I’m big on lemons, especially this time of year. I even get excited to swap in my special lemon placemats to usher in spring (and my husband chuckles at me). But the real reason lemons are on my mind right now? I just got a massive bag on sale, and now I’m on a mission. Lemons are one of the hardest-working ingredients in my kitchen, right up there with salt. They’re fresh, light and endlessly useful. This bag doesn’t stand a chance!
A quick squeeze of lemon juice wakes up just about any dish—chicken salad, rice, pasta, my daily kale salad dressing. But back up: If you’re only using the juice, you’re missing half the magic. Zesting before slicing or squeezing is essential.
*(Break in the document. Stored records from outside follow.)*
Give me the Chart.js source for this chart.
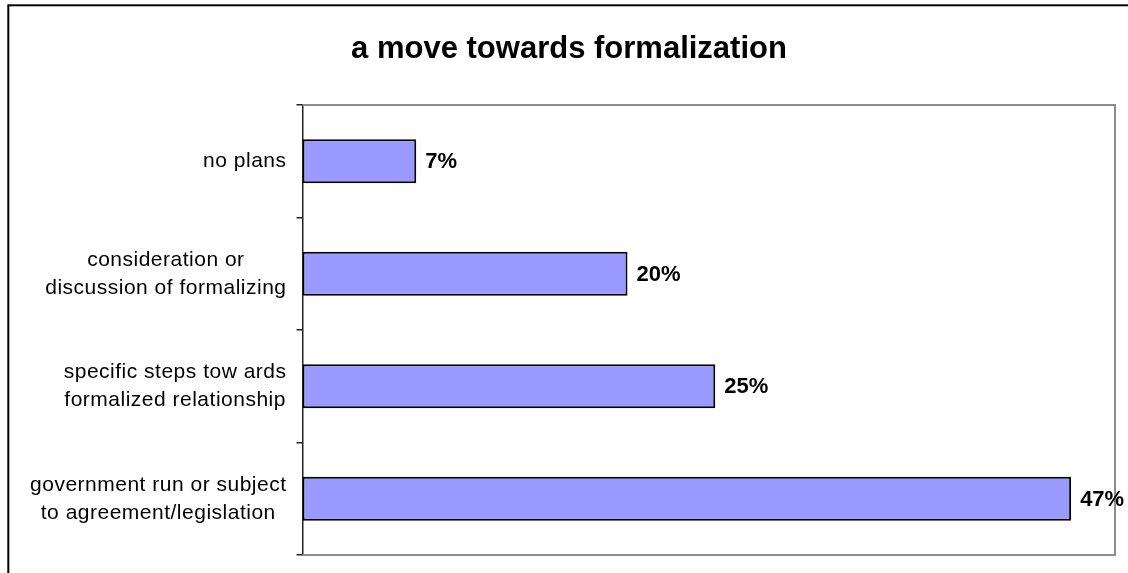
<!DOCTYPE html>
<html>
<head>
<meta charset="utf-8">
<script src="https://cdn.jsdelivr.net/npm/chart.js@4/dist/chart.umd.min.js"></script>
<style>
  html, body { margin: 0; padding: 0; background: #fff; }
  #wrap { position: relative; width: 1128px; height: 573px; }
</style>
</head>
<body>
<div id="wrap"><canvas id="c" width="1128" height="573"></canvas></div>
<script>
const chartTitle = 'a move towards formalization';
const categories = [
  ['no plans'],
  ['consideration or', 'discussion of formalizing'],
  ['specific steps tow ards', 'formalized relationship'],
  ['government run or subject', 'to agreement/legislation']
];
const values = [7.0, 20.0, 25.4, 47.3];
const axisMax = 50;

const FONT = '"Liberation Sans", Arial, sans-serif';

const decorPlugin = {
  id: 'decor',
  beforeDraw(chart) {
    const ctx = chart.ctx;
    ctx.save();
    ctx.fillStyle = '#fff';
    ctx.fillRect(0, 0, chart.width, chart.height);
    ctx.strokeStyle = '#000';
    ctx.lineWidth = 2;
    ctx.strokeRect(8.3, 5.3, 1300, 800);
    ctx.restore();
  },
  beforeDatasetsDraw(chart) {
    const ctx = chart.ctx;
    const a = chart.chartArea;
    ctx.save();
    ctx.strokeStyle = '#8c8c8c';
    ctx.lineWidth = 2;
    ctx.beginPath();
    ctx.moveTo(a.left, a.top);
    ctx.lineTo(a.right, a.top);
    ctx.lineTo(a.right, a.bottom);
    ctx.lineTo(a.left, a.bottom);
    ctx.stroke();
    ctx.restore();
  },
  afterDraw(chart) {
    const ctx = chart.ctx;
    const yScale = chart.scales.y;
    ctx.save();
    // category labels
    ctx.font = '21px ' + FONT;
    if ('letterSpacing' in ctx) ctx.letterSpacing = '0.5px';
    ctx.fillStyle = '#000';
    ctx.textBaseline = 'middle';
    ctx.textAlign = 'center';
    const rightEdge = yScale.right - 16;
    const lh = 28;
    categories.forEach((lines, i) => {
      const cy = yScale.getPixelForValue(i);
      const w = Math.max(...lines.map(l => ctx.measureText(l).width));
      const cx = rightEdge - w / 2;
      const y0 = cy - (lines.length - 1) * lh / 2;
      lines.forEach((l, j) => ctx.fillText(l, cx, y0 + j * lh));
    });
    // value labels
    if ('letterSpacing' in ctx) ctx.letterSpacing = '0px';
    ctx.font = 'bold 22px ' + FONT;
    ctx.textAlign = 'left';
    const meta = chart.getDatasetMeta(0);
    meta.data.forEach((bar, i) => {
      ctx.fillText(Math.round(values[i]) + '%', bar.x + 9, bar.y + 1);
    });
    ctx.restore();
  }
};

new Chart(document.getElementById('c'), {
  type: 'bar',
  data: {
    labels: categories,
    datasets: [{
      data: values,
      backgroundColor: '#9999ff',
      borderColor: '#000',
      borderWidth: 2,
      borderSkipped: false,
      categoryPercentage: 1,
      barPercentage: 0.39
    }]
  },
  options: {
    indexAxis: 'y',
    responsive: false,
    animation: false,
    devicePixelRatio: 1,
    layout: { padding: { left: 23, right: 13, top: 0, bottom: 18 } },
    plugins: {
      legend: { display: false },
      tooltip: { enabled: false },
      title: {
        display: true,
        text: chartTitle,
        color: '#000',
        font: { family: FONT, size: 31, weight: 'bold', lineHeight: 1.2 },
        padding: { top: 30.5, bottom: 37.3 }
      }
    },
    scales: {
      x: {
        display: false,
        min: 0,
        max: axisMax
      },
      y: {
        afterFit(scale) { scale.width = 279.5; },
        ticks: { display: false },
        grid: {
          offset: true,
          drawOnChartArea: false,
          drawTicks: true,
          tickLength: 6,
          color: '#222',
          lineWidth: 1.5
        },
        border: { display: true, color: '#222', width: 1.5 }
      }
    }
  },
  plugins: [decorPlugin]
});
</script>
</body>
</html>
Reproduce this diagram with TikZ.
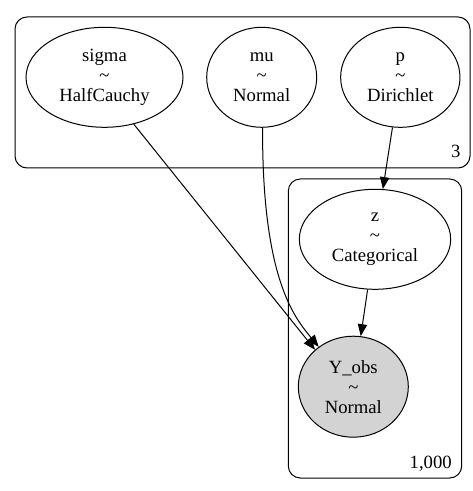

Those little feathers of flavor are too good to waste. I keep a container of zest in the fridge that I’m constantly refilling (it freezes beautifully, too), and I add pinches wherever I want a lift: greens, yogurt, eggs or over mayo-slathered sandwich bread.
Lemons pull their weight when it comes to cleaning, too, rubbed onto cutting boards to erase garlic or onion funk, or mixed with a little baking soda to loosen stubborn oven grime.
Once I’ve juiced and zested my way through the bag, I’m making a drink. A dreamy lemon cream martini will look right at home on a lemon placemat. Cheers!